Exercise goal. Write out the entire listing below exactly, with the pictures left out.

Dataset section.

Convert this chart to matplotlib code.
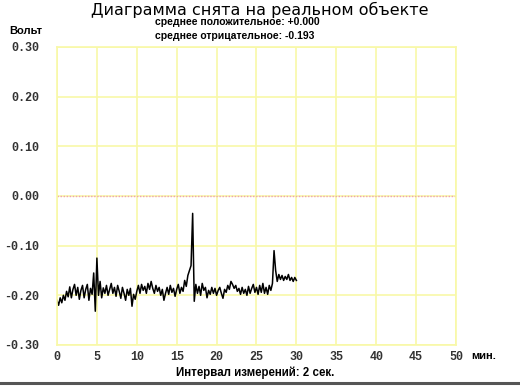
import numpy as np
import matplotlib
matplotlib.use('Agg')
import matplotlib.pyplot as plt
from matplotlib.lines import Line2D

# voltage, one value every 0.2 min (0 .. 30 min)
volts = [
	-0.210, -0.220, -0.205, -0.215, -0.200, -0.210, -0.192, -0.203, -0.183, -0.205,
	-0.188, -0.178, -0.200, -0.184, -0.208, -0.190, -0.180, -0.205, -0.188, -0.178,
	-0.210, -0.186, -0.198, -0.155, -0.232,
	-0.125, -0.200, -0.172, -0.205, -0.185, -0.196, -0.180, -0.200, -0.188, -0.176,
	-0.196, -0.184, -0.202, -0.180, -0.192, -0.206, -0.184, -0.196, -0.210, -0.188,
	-0.200, -0.186, -0.222, -0.198, -0.208,
	-0.192, -0.180, -0.196, -0.178, -0.190, -0.182, -0.196, -0.176, -0.188, -0.172,
	-0.186, -0.196, -0.180, -0.192, -0.184, -0.200, -0.188, -0.210, -0.196, -0.184,
	-0.198, -0.180, -0.194, -0.186, -0.202,
	-0.188, -0.178, -0.196, -0.184, -0.192, -0.170, -0.182, -0.160, -0.150, -0.140,
	-0.035, -0.212, -0.178, -0.196, -0.182, -0.200, -0.176, -0.190, -0.184, -0.205,
	-0.190, -0.198, -0.184, -0.196, -0.186,
	-0.200, -0.190, -0.184, -0.196, -0.206, -0.188, -0.194, -0.180, -0.188, -0.172,
	-0.178, -0.186, -0.180, -0.192, -0.186, -0.198, -0.184, -0.196, -0.188, -0.200,
	-0.182, -0.196, -0.186, -0.178, -0.194,
	-0.184, -0.198, -0.180, -0.194, -0.176, -0.196, -0.184, -0.198, -0.180, -0.190,
	-0.176, -0.110, -0.150, -0.172, -0.158, -0.168, -0.160, -0.170, -0.162, -0.168,
	-0.158, -0.170, -0.164, -0.172, -0.164, -0.170,
]
minutes = np.linspace(0, 30, len(volts))

x_ticks = [0, 5, 10, 15, 20, 25, 30, 35, 40, 45, 50]
y_ticks = [-0.3, -0.2, -0.1, 0.0, 0.1, 0.2, 0.3]
y_labels = ['-0.30', '-0.20', '-0.10', '0.00', '0.10', '0.20', '0.30']

title = 'Диаграмма снята на реальном объекте'
pos_text = 'среднее положительное: +0.000'
neg_text = 'среднее отрицательное: -0.193'
interval_text = 'Интервал измерений: 2 сек.'

fig = plt.figure(figsize=(5.2, 3.9), dpi=100)
ax = fig.add_axes([0.1096, 0.1154, 0.7673, 0.7641])

grid_col = '#f8f8a8'
for side in ax.spines.values():
	side.set_color(grid_col)
	side.set_linewidth(1.2)

ax.set_xlim(0, 50)
ax.set_ylim(-0.3, 0.3)
ax.set_xticks(x_ticks)
ax.set_yticks(y_ticks)
ax.set_yticklabels(y_labels)
ax.grid(True, color=grid_col, linewidth=1.2)
ax.tick_params(length=0, colors='#333333')
ax.tick_params(axis='x', pad=4)
ax.tick_params(axis='y', pad=13)
for lbl in ax.get_xticklabels() + ax.get_yticklabels():
	lbl.set_family('Liberation Mono')
	lbl.set_fontweight('bold')
	lbl.set_fontsize(8.5)

ax.axhline(0.0, color='#f0a0b0', linestyle=(0, (1, 1.2)), linewidth=1.0)
ax.plot(minutes, volts, color='black', linewidth=1.1)

fig.text(0.5, 0.975, title, ha='center', va='center', fontsize=11.5, family='DejaVu Sans')
fig.text(0.298, 0.944, pos_text, ha='left', va='center', fontsize=7.5, fontweight='bold',
	family='Liberation Sans')
fig.text(0.298, 0.908, neg_text, ha='left', va='center', fontsize=7.5, fontweight='bold',
	family='Liberation Sans')
fig.text(0.017, 0.921, 'Вольт', ha='left', va='center', fontsize=8, fontweight='bold',
	family='Liberation Sans')
fig.text(0.907, 0.088, 'мин.', ha='left', va='center', fontsize=8, fontweight='bold',
	family='Liberation Sans')
fig.text(0.49, 0.043, interval_text, ha='center', va='center', fontsize=8.3, fontweight='bold',
	family='Liberation Sans')

fig.add_artist(Line2D([0, 1], [0.017, 0.017], transform=fig.transFigure, color='#555555', linewidth=2.2))

fig.savefig('out.png', dpi=100)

Final answer.
Convert this chart to matplotlib code.
import numpy as np
import matplotlib
matplotlib.use('Agg')
import matplotlib.pyplot as plt
from matplotlib.lines import Line2D

# voltage, one value every 0.2 min (0 .. 30 min)
volts = [
	-0.210, -0.220, -0.205, -0.215, -0.200, -0.210, -0.192, -0.203, -0.183, -0.205,
	-0.188, -0.178, -0.200, -0.184, -0.208, -0.190, -0.180, -0.205, -0.188, -0.178,
	-0.210, -0.186, -0.198, -0.155, -0.232,
	-0.125, -0.200, -0.172, -0.205, -0.185, -0.196, -0.180, -0.200, -0.188, -0.176,
	-0.196, -0.184, -0.202, -0.180, -0.192, -0.206, -0.184, -0.196, -0.210, -0.188,
	-0.200, -0.186, -0.222, -0.198, -0.208,
	-0.192, -0.180, -0.196, -0.178, -0.190, -0.182, -0.196, -0.176, -0.188, -0.172,
	-0.186, -0.196, -0.180, -0.192, -0.184, -0.200, -0.188, -0.210, -0.196, -0.184,
	-0.198, -0.180, -0.194, -0.186, -0.202,
	-0.188, -0.178, -0.196, -0.184, -0.192, -0.170, -0.182, -0.160, -0.150, -0.140,
	-0.035, -0.212, -0.178, -0.196, -0.182, -0.200, -0.176, -0.190, -0.184, -0.205,
	-0.190, -0.198, -0.184, -0.196, -0.186,
	-0.200, -0.190, -0.184, -0.196, -0.206, -0.188, -0.194, -0.180, -0.188, -0.172,
	-0.178, -0.186, -0.180, -0.192, -0.186, -0.198, -0.184, -0.196, -0.188, -0.200,
	-0.182, -0.196, -0.186, -0.178, -0.194,
	-0.184, -0.198, -0.180, -0.194, -0.176, -0.196, -0.184, -0.198, -0.180, -0.190,
	-0.176, -0.110, -0.150, -0.172, -0.158, -0.168, -0.160, -0.170, -0.162, -0.168,
	-0.158, -0.170, -0.164, -0.172, -0.164, -0.170,
]
minutes = np.linspace(0, 30, len(volts))

x_ticks = [0, 5, 10, 15, 20, 25, 30, 35, 40, 45, 50]
y_ticks = [-0.3, -0.2, -0.1, 0.0, 0.1, 0.2, 0.3]
y_labels = ['-0.30', '-0.20', '-0.10', '0.00', '0.10', '0.20', '0.30']

title = 'Диаграмма снята на реальном объекте'
pos_text = 'среднее положительное: +0.000'
neg_text = 'среднее отрицательное: -0.193'
interval_text = 'Интервал измерений: 2 сек.'

fig = plt.figure(figsize=(5.2, 3.9), dpi=100)
ax = fig.add_axes([0.1096, 0.1154, 0.7673, 0.7641])

grid_col = '#f8f8a8'
for side in ax.spines.values():
	side.set_color(grid_col)
	side.set_linewidth(1.2)

ax.set_xlim(0, 50)
ax.set_ylim(-0.3, 0.3)
ax.set_xticks(x_ticks)
ax.set_yticks(y_ticks)
ax.set_yticklabels(y_labels)
ax.grid(True, color=grid_col, linewidth=1.2)
ax.tick_params(length=0, colors='#333333')
ax.tick_params(axis='x', pad=4)
ax.tick_params(axis='y', pad=13)
for lbl in ax.get_xticklabels() + ax.get_yticklabels():
	lbl.set_family('Liberation Mono')
	lbl.set_fontweight('bold')
	lbl.set_fontsize(8.5)

ax.axhline(0.0, color='#f0a0b0', linestyle=(0, (1, 1.2)), linewidth=1.0)
ax.plot(minutes, volts, color='black', linewidth=1.1)

fig.text(0.5, 0.975, title, ha='center', va='center', fontsize=11.5, family='DejaVu Sans')
fig.text(0.298, 0.944, pos_text, ha='left', va='center', fontsize=7.5, fontweight='bold',
	family='Liberation Sans')
fig.text(0.298, 0.908, neg_text, ha='left', va='center', fontsize=7.5, fontweight='bold',
	family='Liberation Sans')
fig.text(0.017, 0.921, 'Вольт', ha='left', va='center', fontsize=8, fontweight='bold',
	family='Liberation Sans')
fig.text(0.907, 0.088, 'мин.', ha='left', va='center', fontsize=8, fontweight='bold',
	family='Liberation Sans')
fig.text(0.49, 0.043, interval_text, ha='center', va='center', fontsize=8.3, fontweight='bold',
	family='Liberation Sans')

fig.add_artist(Line2D([0, 1], [0.017, 0.017], transform=fig.transFigure, color='#555555', linewidth=2.2))

fig.savefig('out.png', dpi=100)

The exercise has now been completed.